What you are asked to do:
Return, without pictures, the lines from the start of the data through the one that contains "(rec) at (810,195)".
++++ Raw data ++++
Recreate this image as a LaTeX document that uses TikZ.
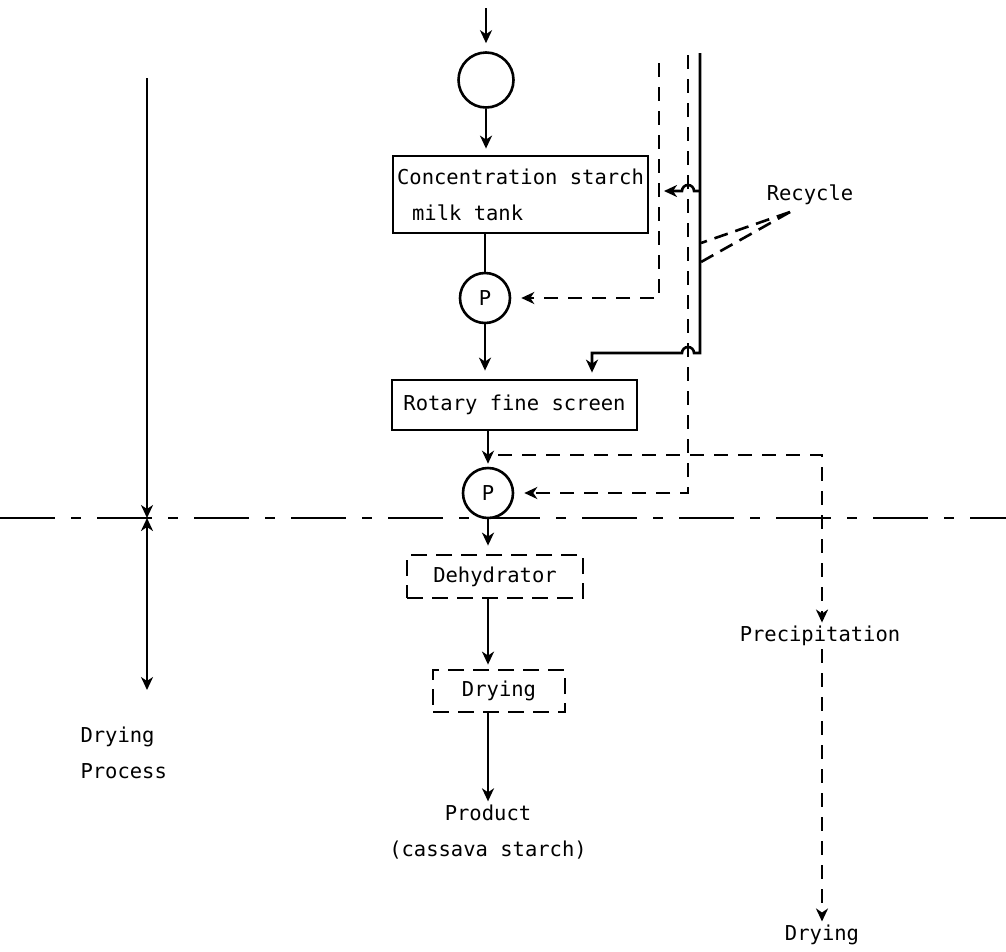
\documentclass[tikz,border=0pt]{standalone}
\usepackage{fontspec}
\setmonofont{DejaVu Sans Mono}
\usetikzlibrary{arrows.meta}
\begin{document}
\begin{tikzpicture}[x=1pt,y=-1pt,
  every node/.style={font=\ttfamily\fontsize{20.5}{36}\selectfont},
  tip/.style={-{Stealth[length=13pt,width=12pt,inset=4pt]}},
  ln/.style={line width=2.6pt},
  arr/.style={ln,tip},
  dsh/.style={ln,dash pattern=on 14pt off 10pt},
  box/.style={draw,line width=2.8pt,inner sep=0pt},
  dbox/.style={box,dash pattern=on 16pt off 9pt},
  pump/.style={draw,circle,line width=2.6pt,inner sep=0pt,minimum size=50pt},
]
\useasboundingbox (0,0) rectangle (1006,951);

% nodes
\node[pump,minimum size=55pt] (feed) at (486,80) {};
\node[box,minimum width=255pt,minimum height=77pt,align=left] (tank) at (520.5,194.5) {Concentration starch\\\hspace*{15pt}milk tank};
\node[pump] (p1) at (485,298) {P};
\node[box,minimum width=245pt,minimum height=50pt] (screen) at (514.5,405) {Rotary fine screen};
\node[pump] (p2) at (488,493) {P};
\node[dbox,minimum width=176pt,minimum height=43pt] (dehyd) at (495,576.5) {Dehydrator};
\node[dbox,minimum width=132pt,minimum height=42pt] (dry) at (499,691) {Drying};
\node[align=center] (prod) at (488,832) {Product\\(cassava starch)};
\node[align=left,anchor=west] (dp) at (77,753) {Drying\\Process};
\node (prec) at (820,636) {Precipitation};
\node (dry2) at (822,935) {Drying};
\node (rec) at (810,195) {Recycle};

% coordinates
\coordinate (in) at (486,8);
\coordinate (Ltop) at (147,78);
\coordinate (Lmid) at (147,518);
\coordinate (Lbot) at (147,690);
\coordinate (DL) at (0,518);
\coordinate (DR) at (1006,518);
\coordinate (Atop) at (659,63);
\coordinate (Btop) at (688,55);
\coordinate (Ctop) at (700,53);
\coordinate (Cc) at (700,353);
\coordinate (Ct) at (592,353);
\coordinate (Cb) at (700,191);
\coordinate (Ctip) at (664,191);
\coordinate (S0) at (498,455);
\coordinate (S1) at (822,455);
\coordinate (R0) at (790,212);
\coordinate (R1) at (701,243);
\coordinate (R2) at (701,262);

% main spine
\draw[arr,shorten >=8pt] (in) -- (feed);
\draw[arr,shorten >=6pt] (feed) -- (feed |- tank.north);
\draw[ln] (tank.south -| p1) -- (p1);
\draw[arr,shorten >=8pt] (p1) -- (p1 |- screen.north);
\draw[arr,shorten >=3pt] (screen.south -| p2) -- (p2);
\draw[arr,shorten >=8pt] (p2) -- (p2 |- dehyd.north);
\draw[arr,shorten >=4pt] (dehyd.south -| p2) -- (dry.north -| p2);
\draw[arr] (dry.south -| p2) -- (prod.north -| p2);

% left drying process line
\draw[arr] (Ltop) -- (Lmid);
\draw[ln,{Stealth[length=13pt,width=12pt,inset=4pt]}-{Stealth[length=13pt,width=12pt,inset=4pt]}] (Lmid) -- (Lbot);
\draw[ln,dash pattern=on 55pt off 16pt on 10pt off 16pt] (DL) -- (DR);

% solid feed line C
\draw[arr,shorten >=6pt] (Ctop) -- (Cc) -- ++(-6,0) arc[start angle=0,end angle=180,radius=6pt] -- (Ct) -- (Ct |- screen.north);
\draw[arr] (Cb) -- ++(-6,0) arc[start angle=0,end angle=180,radius=6pt] -- (Ctip);

% dashed recycle lines
\draw[dsh,tip,shorten >=10pt] (Atop) -- (Atop |- p1.east) -- (p1.east);
\draw[dsh,tip,shorten >=10pt] (Btop) -- (Btop |- p2.east) -- (p2.east);

% precipitation branch
\draw[dsh,tip] (S0) -- (S1) -- (S1 |- prec.north);
\draw[dsh,tip] (prec.south -| S1) -- (dry2.north -| S1);

% recycle leaders
\draw[ln,dash pattern=on 14pt off 8pt] (R0) -- (R1);
\draw[ln,dash pattern=on 14pt off 8pt] (R0) -- (R2);
\end{tikzpicture}
\end{document}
++++
Solution:
Recreate this image as a LaTeX document that uses TikZ.
\documentclass[tikz,border=0pt]{standalone}
\usepackage{fontspec}
\setmonofont{DejaVu Sans Mono}
\usetikzlibrary{arrows.meta}
\begin{document}
\begin{tikzpicture}[x=1pt,y=-1pt,
  every node/.style={font=\ttfamily\fontsize{20.5}{36}\selectfont},
  tip/.style={-{Stealth[length=13pt,width=12pt,inset=4pt]}},
  ln/.style={line width=2.6pt},
  arr/.style={ln,tip},
  dsh/.style={ln,dash pattern=on 14pt off 10pt},
  box/.style={draw,line width=2.8pt,inner sep=0pt},
  dbox/.style={box,dash pattern=on 16pt off 9pt},
  pump/.style={draw,circle,line width=2.6pt,inner sep=0pt,minimum size=50pt},
]
\useasboundingbox (0,0) rectangle (1006,951);

% nodes
\node[pump,minimum size=55pt] (feed) at (486,80) {};
\node[box,minimum width=255pt,minimum height=77pt,align=left] (tank) at (520.5,194.5) {Concentration starch\\\hspace*{15pt}milk tank};
\node[pump] (p1) at (485,298) {P};
\node[box,minimum width=245pt,minimum height=50pt] (screen) at (514.5,405) {Rotary fine screen};
\node[pump] (p2) at (488,493) {P};
\node[dbox,minimum width=176pt,minimum height=43pt] (dehyd) at (495,576.5) {Dehydrator};
\node[dbox,minimum width=132pt,minimum height=42pt] (dry) at (499,691) {Drying};
\node[align=center] (prod) at (488,832) {Product\\(cassava starch)};
\node[align=left,anchor=west] (dp) at (77,753) {Drying\\Process};
\node (prec) at (820,636) {Precipitation};
\node (dry2) at (822,935) {Drying};
\node (rec) at (810,195) {Recycle};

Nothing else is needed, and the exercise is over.